# Set problem
Repeat the material exactly from its first line to the line that includes "series = [male_lt25, male_ge25, female_lt25, female_ge25]". Skip pictures.

======

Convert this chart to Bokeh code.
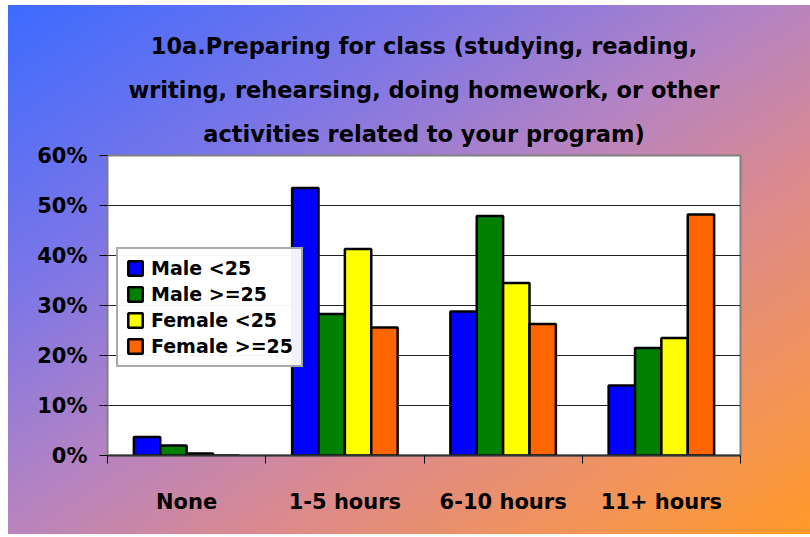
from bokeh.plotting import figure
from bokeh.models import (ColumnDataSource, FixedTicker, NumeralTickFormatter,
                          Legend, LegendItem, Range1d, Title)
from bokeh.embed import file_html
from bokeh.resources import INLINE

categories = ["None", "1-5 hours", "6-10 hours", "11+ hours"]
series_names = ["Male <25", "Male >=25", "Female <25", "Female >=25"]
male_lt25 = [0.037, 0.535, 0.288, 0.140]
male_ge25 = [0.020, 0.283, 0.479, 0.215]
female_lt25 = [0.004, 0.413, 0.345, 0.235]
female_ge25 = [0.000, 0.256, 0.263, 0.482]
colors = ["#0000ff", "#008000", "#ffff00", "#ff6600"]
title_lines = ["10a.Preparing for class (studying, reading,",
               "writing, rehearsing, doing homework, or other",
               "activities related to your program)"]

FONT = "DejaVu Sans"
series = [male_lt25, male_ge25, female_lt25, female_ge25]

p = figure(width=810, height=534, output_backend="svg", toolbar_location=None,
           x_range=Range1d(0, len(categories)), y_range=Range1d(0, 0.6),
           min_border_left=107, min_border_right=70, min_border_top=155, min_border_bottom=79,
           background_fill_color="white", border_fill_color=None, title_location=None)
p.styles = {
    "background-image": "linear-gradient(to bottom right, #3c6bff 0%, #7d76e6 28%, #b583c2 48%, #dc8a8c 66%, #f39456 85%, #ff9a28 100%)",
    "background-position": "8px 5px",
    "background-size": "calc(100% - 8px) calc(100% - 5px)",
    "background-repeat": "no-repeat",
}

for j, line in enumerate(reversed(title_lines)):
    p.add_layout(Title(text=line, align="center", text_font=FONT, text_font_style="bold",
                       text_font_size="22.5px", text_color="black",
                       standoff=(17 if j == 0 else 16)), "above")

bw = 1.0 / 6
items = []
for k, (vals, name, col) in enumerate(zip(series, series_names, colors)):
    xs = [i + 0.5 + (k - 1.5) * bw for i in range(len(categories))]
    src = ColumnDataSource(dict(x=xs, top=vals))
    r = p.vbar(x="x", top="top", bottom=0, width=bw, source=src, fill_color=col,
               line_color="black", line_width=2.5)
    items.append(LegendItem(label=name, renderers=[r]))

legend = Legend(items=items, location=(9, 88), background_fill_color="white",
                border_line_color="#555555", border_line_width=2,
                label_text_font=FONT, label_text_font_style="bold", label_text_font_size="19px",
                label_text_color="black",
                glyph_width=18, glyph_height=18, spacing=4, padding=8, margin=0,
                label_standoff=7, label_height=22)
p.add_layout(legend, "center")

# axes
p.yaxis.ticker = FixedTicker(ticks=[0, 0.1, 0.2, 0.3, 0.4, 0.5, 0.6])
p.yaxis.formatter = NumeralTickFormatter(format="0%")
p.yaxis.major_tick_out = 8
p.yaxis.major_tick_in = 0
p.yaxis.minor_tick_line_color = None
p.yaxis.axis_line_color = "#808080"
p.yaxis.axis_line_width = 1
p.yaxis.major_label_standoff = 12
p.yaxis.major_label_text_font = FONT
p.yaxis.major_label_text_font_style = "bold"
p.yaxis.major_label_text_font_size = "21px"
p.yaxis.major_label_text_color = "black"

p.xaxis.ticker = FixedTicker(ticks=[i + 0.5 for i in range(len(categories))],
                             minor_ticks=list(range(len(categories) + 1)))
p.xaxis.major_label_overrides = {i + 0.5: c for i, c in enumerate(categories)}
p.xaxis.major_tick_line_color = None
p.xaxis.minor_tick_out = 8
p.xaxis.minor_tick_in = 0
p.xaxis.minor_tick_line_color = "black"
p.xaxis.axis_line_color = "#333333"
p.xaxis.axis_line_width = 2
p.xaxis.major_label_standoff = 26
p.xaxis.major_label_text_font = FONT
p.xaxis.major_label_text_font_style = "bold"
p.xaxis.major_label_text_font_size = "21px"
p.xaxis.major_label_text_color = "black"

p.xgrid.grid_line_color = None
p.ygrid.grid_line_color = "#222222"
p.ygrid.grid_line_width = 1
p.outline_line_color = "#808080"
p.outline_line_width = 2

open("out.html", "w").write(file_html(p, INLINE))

======

# Written answer
Convert this chart to Bokeh code.
from bokeh.plotting import figure
from bokeh.models import (ColumnDataSource, FixedTicker, NumeralTickFormatter,
                          Legend, LegendItem, Range1d, Title)
from bokeh.embed import file_html
from bokeh.resources import INLINE

categories = ["None", "1-5 hours", "6-10 hours", "11+ hours"]
series_names = ["Male <25", "Male >=25", "Female <25", "Female >=25"]
male_lt25 = [0.037, 0.535, 0.288, 0.140]
male_ge25 = [0.020, 0.283, 0.479, 0.215]
female_lt25 = [0.004, 0.413, 0.345, 0.235]
female_ge25 = [0.000, 0.256, 0.263, 0.482]
colors = ["#0000ff", "#008000", "#ffff00", "#ff6600"]
title_lines = ["10a.Preparing for class (studying, reading,",
               "writing, rehearsing, doing homework, or other",
               "activities related to your program)"]

FONT = "DejaVu Sans"
series = [male_lt25, male_ge25, female_lt25, female_ge25]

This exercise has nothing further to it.